The consequence of acquisition of 24% equity stake by Etihad shall be that it will have the power to nominate two out of six shareholder directors, including the Vice Chairman, in the Board of Directors of Jet which shall amount to be a significant participation in the managerial affairs of Jet. With a view to achieve the purported objective of enhancing their airline business through joint initiatives, the parties also entered into a Commercial Co-operation Agreement (CCA). Under the CCA, the parties agreed that- they would frame co-operative procedure in relation to (i) joint route and schedule coordination; (ii) joint pricing; (iii) joint marketing, distribution, sales representation and cooperation, Etihad would recommend candidates for the senior management of Jet.

It was observed by the CCI that the effect of these agreements including the governance structure envisaged in the CCA establishes Etihad’s joint control over Jet, more particularly over the assets and operations of Jet. In order to assess the effect of this control, the CCI primarily analysed the effect of the proposed combination on those services that were offered by both the parties.

The Acquirer (i.e. Etihad) is the national airline of Abu Dhabi, primarily offering international airline services to and from Abu Dhabi, and between other international destinations using Abu Dhabi airport as the transit hub. Whereas, Jet is a listed Indian company offering both domestic and international air transportation services. Jet is stated to offer services between different call points in India to 20 destinations abroad.  It was observed that Etihad will not be operating in Indian domestic air transportation services i.e. air transportation between two airports located within India. Therefore, the proposed combination is not likely to raise any competition concern in the said sector. In this context the Commission observed that the relevant market to assess the effect of the proposed combination is the market for international air passengers.

While assessing the impact of the proposed combination on the international air passengers CCI observed that India-UAE passenger traffic consists of approximately 3.5 million origin and destination passengers per year. Out of this, Jet has only 20 percent share and Etihad carries only 5 percent of the market. Jet and Etihad provide overlapping services in 9 nonstop markets between India and UAE. The market share of Jet and Etihad combined in all these nine nonstop markets is below 36% andthey face intense competition from other airlines serving the same routes. The Commission observed that Indian passengers flying to these destinations are fare sensitive therefore any tendency to raise fares by them on such routes will not be profitable for the airlines.
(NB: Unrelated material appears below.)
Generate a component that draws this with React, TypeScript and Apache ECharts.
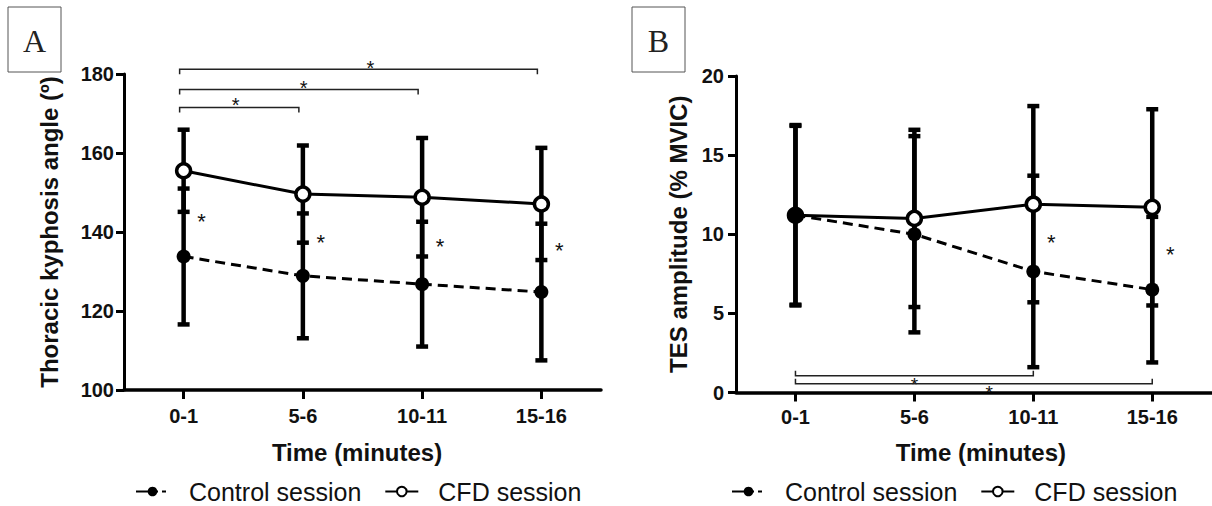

There are 38 routes to/from India to other destinations where Etihad and Jet fly and there is at least one competitor on the route. Of these, on only 7 routes Jet Etihad have a combined market share of greater than 50 percent. Of these 7 routes, on 3 routes either Jet or Etihad has a market share of less than 5 per cent. For instance, on the Bombay (BOM)-Brussels (BRU) route, Jet has a market share of 72.90% and Etihad has a market share of 3.30%. On the Ahmedabad (AMD)-BRU route Jet has a market share of 83.10% while Etihad has a market share of 2.61%. Thus, post transaction change in market share is marginal for the combined entity and the deal does not alter the competition dynamics.

Considering these facts and the assessing the other relevant factors as mentioned in Section 20(4) of the Act, the CCI stated that the proposed combination is not likely to have appreciable adverse effect on competition in India. An appeal has been filed in the COMPAT against this order of the CCI on the ground that the CCI failed to carry out an assessment of the appreciable adverse effect on competition and placed all passengers and indeed the entire airline industry into a grave risk of suffering irreparable damage and permanently eliminating competition. This appeal might have some standing as   through his minority order Member Anurag Goel also stated that the proposed combination is likely to cause an appreciable adverse effect on competition within the market of international air passenger transportation from and to India.









  1. All these concerns and issues raised may be true or false, that will be decided by the Tribunal but the repeated evaluation and analysis of such deals by different Commissions and Tribunals will only lead to apprehension of foreign investors and this will lead to a lesser investment, which is the crying need of the hour. Regulating the market and ensuring fair-play is a good role of the CCI but they should also ensure that such deals aren’t stuck in red-tapeism which will cause a major hurdle.